Les membres de la communauté de recherche en intelligence artificielle exhortent le Premier ministre du Canada à se joindre à la Demande visant à interdire à l’échelle internationale les armes létales autonomes opérant sans contrôle humain significatif lors du déploiement d’une force meurtrière.

Une lettre ouverte rédigée par cinq spécialistes canadiens en matière de recherche sur l’intelligence artificielle exhorte le Premier ministre à régler sans délai la question des armes létales autonomes (souvent appelées « robots tueurs ») et à adopter une position de chef de file contre les Systèmes d’armes létales autonomes sur la scène internationale, lors des prochaines réunions de l’ONU à Genève.

Les auteur(e)s de la lettre sont :

  • Ian Kerr, titulaire de la Chaire de recherche du Canada en éthique, droit et technologie, Université d’Ottawa,
  • Yoshua Bengio, titulaire de la Chaire de recherche du Canada en algorithmes d’apprentissage statistique, Université de Montréal,
  • Geoffrey Hinton, Fellow en génie chez Google et conseiller scientifique en chef, The Vector Institute,
  • Rich Sutton, titulaire de la Chaire AITF en apprentissage par renforcement et intelligence artificielle, Université de l’Alberta,
  • Doina Precup, titulaire de la Chaire de recherche du Canada en apprentissage automatique, Université McGill

 

2 novembre 2017

Le très honorable Justin Trudeau, C.P., M.P.
Premier ministre du Canada
Édifice Langevin, 80 rue Wellington
Ottawa, Ontario
K1A 0A2

Monsieur le Premier ministre,

OBJET : UNE INTERDICTION INTERNATIONALE DE LA MILITARISATION DE L’INTELLIGENCE ARTIFICIELLE

En notre qualité de membres de la communauté de recherche canadienne en intelligence artificielle (IA), nous tenons à vous remercier de l’intérêt que vous manifestez envers le domaine de l’IA en général et pour l’investissement considérable que le Canada octroie actuellement à la recherche et à l’innovation en matière d’IA.

Comme vous le savez, la recherche au sujet de l’IA, soit les tentatives de fabriquer des machines aptes à accomplir des tâches intelligentes, a réalisé des progrès spectaculaires au cours de la dernière décennie. L’évolution de l’IA classique, propulsée par les rapides percées réalisées en matière d’apprentissage automatique, a exacerbé les ambitions de la communauté de l’IA de construire des machines aptes à effectuer des opérations complexes avec ou sans supervision ou intervention humaine. Une profusion d’applications soutient déjà une variété croissante de produits de consommation destinés à améliorer l’infrastructure, les transports, l’éducation, la santé, les arts, l’armée, la médecine et le commerce. L’IA revêt une importance de nature transformatrice. Ces transformations, réelles et potentielles, exigent non seulement notre compréhension mais également, et de plus en plus, notre attention morale aiguisée.

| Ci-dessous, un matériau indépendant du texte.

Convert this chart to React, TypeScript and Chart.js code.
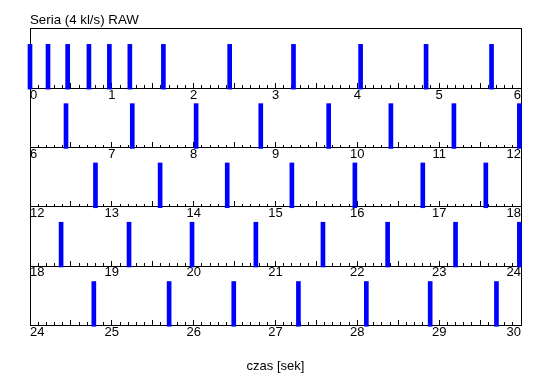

C’est pour toutes ces raisons que la communauté canadienne de recherche en intelligence artificielle vous exhorte, vous et votre gouvernement, à faire du Canada le 20e pays du monde à s’élever, à l’échelle internationale, contre la militarisation de l’IA. Les systèmes d’armes létales autonomes dépourvues de contrôle humain significatif pour ce qui est de déterminer la légitimité des cibles et le déploiement d’une force meurtrière équivalent à se placer du mauvais côté de la ligne morale établie. À cette fin, nous demandons au Canada d’annoncer son appui à la demande visant à interdire les systèmes d’armes létales autonomes lors de la prochaine Conférence de l’ONU relative à la Convention des Nations unies sur certaines armes classiques (CCW). Le Canada devrait en outre s’engager à œuvrer avec d’autres États en vue de conclure un nouvel accord international qui contribuerait à réaliser un tel objectif. Ce faisant, notre gouvernement réaffirmera ainsi son leadership moral sur la scène internationale comme il l’avait fait avec le Traité d’Ottawa – la Convention internationale sur l’interdiction des mines antipersonnel adoptée en 1996, à l’instigation de notre ministre des Affaires étrangères de l’époque, Lloyd Axworthy, que votre père avait nommé au Cabinet fédéral.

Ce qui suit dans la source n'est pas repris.